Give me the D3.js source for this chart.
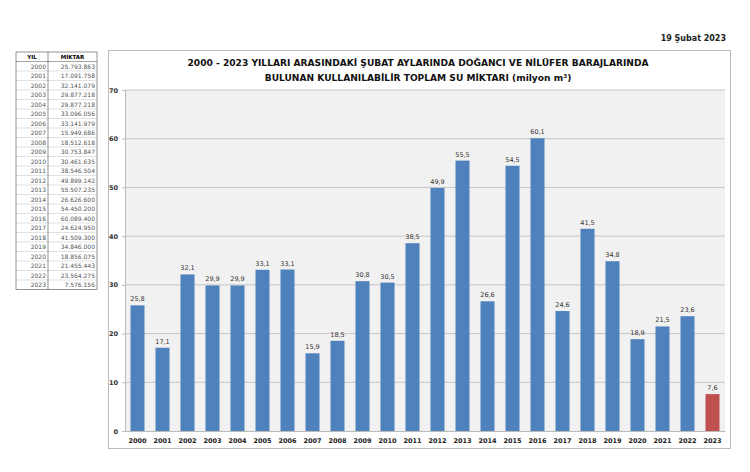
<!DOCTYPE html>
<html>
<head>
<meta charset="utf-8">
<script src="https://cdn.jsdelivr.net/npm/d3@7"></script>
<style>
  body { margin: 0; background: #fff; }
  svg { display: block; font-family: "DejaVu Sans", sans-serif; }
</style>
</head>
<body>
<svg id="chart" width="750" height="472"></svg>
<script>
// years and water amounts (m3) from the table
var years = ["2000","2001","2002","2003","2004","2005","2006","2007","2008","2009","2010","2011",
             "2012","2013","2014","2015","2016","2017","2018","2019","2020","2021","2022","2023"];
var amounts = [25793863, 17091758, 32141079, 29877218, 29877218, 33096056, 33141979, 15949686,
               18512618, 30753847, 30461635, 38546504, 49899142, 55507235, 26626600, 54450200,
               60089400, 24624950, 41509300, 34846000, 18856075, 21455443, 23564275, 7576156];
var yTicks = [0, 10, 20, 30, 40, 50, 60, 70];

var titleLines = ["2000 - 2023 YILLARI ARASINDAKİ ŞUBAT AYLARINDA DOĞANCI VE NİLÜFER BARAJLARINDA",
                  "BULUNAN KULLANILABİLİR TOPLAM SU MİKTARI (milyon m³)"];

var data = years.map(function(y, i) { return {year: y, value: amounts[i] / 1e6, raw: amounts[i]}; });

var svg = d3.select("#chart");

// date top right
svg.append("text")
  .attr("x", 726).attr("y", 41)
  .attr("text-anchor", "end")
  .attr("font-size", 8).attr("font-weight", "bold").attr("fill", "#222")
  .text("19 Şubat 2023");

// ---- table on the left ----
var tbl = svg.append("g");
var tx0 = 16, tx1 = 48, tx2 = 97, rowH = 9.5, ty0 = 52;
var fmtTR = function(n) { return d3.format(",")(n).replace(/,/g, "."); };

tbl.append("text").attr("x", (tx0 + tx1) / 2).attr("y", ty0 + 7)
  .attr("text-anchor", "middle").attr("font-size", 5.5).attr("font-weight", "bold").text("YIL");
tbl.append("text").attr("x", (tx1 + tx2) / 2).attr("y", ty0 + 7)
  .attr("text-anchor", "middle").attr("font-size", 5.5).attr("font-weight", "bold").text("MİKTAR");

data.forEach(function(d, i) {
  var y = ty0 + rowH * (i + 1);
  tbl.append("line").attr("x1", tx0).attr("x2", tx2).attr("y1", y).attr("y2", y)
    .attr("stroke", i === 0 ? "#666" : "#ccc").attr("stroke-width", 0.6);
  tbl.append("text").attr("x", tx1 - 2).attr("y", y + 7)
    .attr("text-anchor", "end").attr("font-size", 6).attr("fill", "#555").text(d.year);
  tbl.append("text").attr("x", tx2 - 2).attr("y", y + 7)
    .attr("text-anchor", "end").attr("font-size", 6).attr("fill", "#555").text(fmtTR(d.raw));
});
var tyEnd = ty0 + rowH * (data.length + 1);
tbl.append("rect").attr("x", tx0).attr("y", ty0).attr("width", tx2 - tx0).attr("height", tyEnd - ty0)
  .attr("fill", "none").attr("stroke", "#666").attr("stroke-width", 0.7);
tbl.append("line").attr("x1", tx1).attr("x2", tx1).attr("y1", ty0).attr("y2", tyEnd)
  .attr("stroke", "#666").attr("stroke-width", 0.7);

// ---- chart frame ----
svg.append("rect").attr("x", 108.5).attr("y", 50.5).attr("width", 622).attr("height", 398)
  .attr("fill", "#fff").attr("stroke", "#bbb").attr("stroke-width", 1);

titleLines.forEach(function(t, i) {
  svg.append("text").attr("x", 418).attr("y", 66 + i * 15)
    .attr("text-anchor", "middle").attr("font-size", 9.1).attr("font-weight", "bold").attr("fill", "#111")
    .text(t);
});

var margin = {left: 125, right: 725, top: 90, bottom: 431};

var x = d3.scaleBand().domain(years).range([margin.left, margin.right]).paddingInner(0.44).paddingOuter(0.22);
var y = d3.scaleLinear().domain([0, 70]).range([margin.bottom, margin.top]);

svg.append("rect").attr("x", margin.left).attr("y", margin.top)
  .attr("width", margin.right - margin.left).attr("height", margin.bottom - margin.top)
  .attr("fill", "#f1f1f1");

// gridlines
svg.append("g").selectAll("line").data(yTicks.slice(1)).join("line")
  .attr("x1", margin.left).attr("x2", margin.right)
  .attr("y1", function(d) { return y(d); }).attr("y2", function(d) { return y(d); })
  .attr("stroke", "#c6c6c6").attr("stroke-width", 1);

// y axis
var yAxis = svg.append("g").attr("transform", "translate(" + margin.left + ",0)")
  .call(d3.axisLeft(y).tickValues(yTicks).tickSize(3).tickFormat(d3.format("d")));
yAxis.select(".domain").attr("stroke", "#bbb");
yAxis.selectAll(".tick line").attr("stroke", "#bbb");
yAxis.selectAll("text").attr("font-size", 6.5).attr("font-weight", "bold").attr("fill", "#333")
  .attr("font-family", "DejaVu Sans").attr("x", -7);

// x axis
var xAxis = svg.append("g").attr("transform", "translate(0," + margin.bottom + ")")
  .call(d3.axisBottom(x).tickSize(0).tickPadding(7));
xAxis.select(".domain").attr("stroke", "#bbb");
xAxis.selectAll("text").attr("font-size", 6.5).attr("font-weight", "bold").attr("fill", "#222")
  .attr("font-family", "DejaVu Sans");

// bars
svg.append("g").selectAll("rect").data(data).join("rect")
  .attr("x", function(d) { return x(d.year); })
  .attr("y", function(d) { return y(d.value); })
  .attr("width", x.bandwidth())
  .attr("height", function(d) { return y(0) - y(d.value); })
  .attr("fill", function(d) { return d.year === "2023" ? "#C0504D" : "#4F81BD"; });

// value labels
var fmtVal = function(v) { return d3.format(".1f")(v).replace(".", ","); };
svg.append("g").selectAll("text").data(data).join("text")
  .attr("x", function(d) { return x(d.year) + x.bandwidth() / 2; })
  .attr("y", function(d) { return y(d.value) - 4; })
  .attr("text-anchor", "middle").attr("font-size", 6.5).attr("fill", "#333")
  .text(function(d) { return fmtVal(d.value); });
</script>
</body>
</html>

= = = = =

Given instruction:
Repeat the data exactly, excluding the pictures.

Answer to the problem:
Give me the D3.js source for this chart.
<!DOCTYPE html>
<html>
<head>
<meta charset="utf-8">
<script src="https://cdn.jsdelivr.net/npm/d3@7"></script>
<style>
  body { margin: 0; background: #fff; }
  svg { display: block; font-family: "DejaVu Sans", sans-serif; }
</style>
</head>
<body>
<svg id="chart" width="750" height="472"></svg>
<script>
// years and water amounts (m3) from the table
var years = ["2000","2001","2002","2003","2004","2005","2006","2007","2008","2009","2010","2011",
             "2012","2013","2014","2015","2016","2017","2018","2019","2020","2021","2022","2023"];
var amounts = [25793863, 17091758, 32141079, 29877218, 29877218, 33096056, 33141979, 15949686,
               18512618, 30753847, 30461635, 38546504, 49899142, 55507235, 26626600, 54450200,
               60089400, 24624950, 41509300, 34846000, 18856075, 21455443, 23564275, 7576156];
var yTicks = [0, 10, 20, 30, 40, 50, 60, 70];

var titleLines = ["2000 - 2023 YILLARI ARASINDAKİ ŞUBAT AYLARINDA DOĞANCI VE NİLÜFER BARAJLARINDA",
                  "BULUNAN KULLANILABİLİR TOPLAM SU MİKTARI (milyon m³)"];

var data = years.map(function(y, i) { return {year: y, value: amounts[i] / 1e6, raw: amounts[i]}; });

var svg = d3.select("#chart");

// date top right
svg.append("text")
  .attr("x", 726).attr("y", 41)
  .attr("text-anchor", "end")
  .attr("font-size", 8).attr("font-weight", "bold").attr("fill", "#222")
  .text("19 Şubat 2023");

// ---- table on the left ----
var tbl = svg.append("g");
var tx0 = 16, tx1 = 48, tx2 = 97, rowH = 9.5, ty0 = 52;
var fmtTR = function(n) { return d3.format(",")(n).replace(/,/g, "."); };

tbl.append("text").attr("x", (tx0 + tx1) / 2).attr("y", ty0 + 7)
  .attr("text-anchor", "middle").attr("font-size", 5.5).attr("font-weight", "bold").text("YIL");
tbl.append("text").attr("x", (tx1 + tx2) / 2).attr("y", ty0 + 7)
  .attr("text-anchor", "middle").attr("font-size", 5.5).attr("font-weight", "bold").text("MİKTAR");

data.forEach(function(d, i) {
  var y = ty0 + rowH * (i + 1);
  tbl.append("line").attr("x1", tx0).attr("x2", tx2).attr("y1", y).attr("y2", y)
    .attr("stroke", i === 0 ? "#666" : "#ccc").attr("stroke-width", 0.6);
  tbl.append("text").attr("x", tx1 - 2).attr("y", y + 7)
    .attr("text-anchor", "end").attr("font-size", 6).attr("fill", "#555").text(d.year);
  tbl.append("text").attr("x", tx2 - 2).attr("y", y + 7)
    .attr("text-anchor", "end").attr("font-size", 6).attr("fill", "#555").text(fmtTR(d.raw));
});
var tyEnd = ty0 + rowH * (data.length + 1);
tbl.append("rect").attr("x", tx0).attr("y", ty0).attr("width", tx2 - tx0).attr("height", tyEnd - ty0)
  .attr("fill", "none").attr("stroke", "#666").attr("stroke-width", 0.7);
tbl.append("line").attr("x1", tx1).attr("x2", tx1).attr("y1", ty0).attr("y2", tyEnd)
  .attr("stroke", "#666").attr("stroke-width", 0.7);

// ---- chart frame ----
svg.append("rect").attr("x", 108.5).attr("y", 50.5).attr("width", 622).attr("height", 398)
  .attr("fill", "#fff").attr("stroke", "#bbb").attr("stroke-width", 1);

titleLines.forEach(function(t, i) {
  svg.append("text").attr("x", 418).attr("y", 66 + i * 15)
    .attr("text-anchor", "middle").attr("font-size", 9.1).attr("font-weight", "bold").attr("fill", "#111")
    .text(t);
});

var margin = {left: 125, right: 725, top: 90, bottom: 431};

var x = d3.scaleBand().domain(years).range([margin.left, margin.right]).paddingInner(0.44).paddingOuter(0.22);
var y = d3.scaleLinear().domain([0, 70]).range([margin.bottom, margin.top]);

svg.append("rect").attr("x", margin.left).attr("y", margin.top)
  .attr("width", margin.right - margin.left).attr("height", margin.bottom - margin.top)
  .attr("fill", "#f1f1f1");

// gridlines
svg.append("g").selectAll("line").data(yTicks.slice(1)).join("line")
  .attr("x1", margin.left).attr("x2", margin.right)
  .attr("y1", function(d) { return y(d); }).attr("y2", function(d) { return y(d); })
  .attr("stroke", "#c6c6c6").attr("stroke-width", 1);

// y axis
var yAxis = svg.append("g").attr("transform", "translate(" + margin.left + ",0)")
  .call(d3.axisLeft(y).tickValues(yTicks).tickSize(3).tickFormat(d3.format("d")));
yAxis.select(".domain").attr("stroke", "#bbb");
yAxis.selectAll(".tick line").attr("stroke", "#bbb");
yAxis.selectAll("text").attr("font-size", 6.5).attr("font-weight", "bold").attr("fill", "#333")
  .attr("font-family", "DejaVu Sans").attr("x", -7);

// x axis
var xAxis = svg.append("g").attr("transform", "translate(0," + margin.bottom + ")")
  .call(d3.axisBottom(x).tickSize(0).tickPadding(7));
xAxis.select(".domain").attr("stroke", "#bbb");
xAxis.selectAll("text").attr("font-size", 6.5).attr("font-weight", "bold").attr("fill", "#222")
  .attr("font-family", "DejaVu Sans");

// bars
svg.append("g").selectAll("rect").data(data).join("rect")
  .attr("x", function(d) { return x(d.year); })
  .attr("y", function(d) { return y(d.value); })
  .attr("width", x.bandwidth())
  .attr("height", function(d) { return y(0) - y(d.value); })
  .attr("fill", function(d) { return d.year === "2023" ? "#C0504D" : "#4F81BD"; });

// value labels
var fmtVal = function(v) { return d3.format(".1f")(v).replace(".", ","); };
svg.append("g").selectAll("text").data(data).join("text")
  .attr("x", function(d) { return x(d.year) + x.bandwidth() / 2; })
  .attr("y", function(d) { return y(d.value) - 4; })
  .attr("text-anchor", "middle").attr("font-size", 6.5).attr("fill", "#333")
  .text(function(d) { return fmtVal(d.value); });
</script>
</body>
</html>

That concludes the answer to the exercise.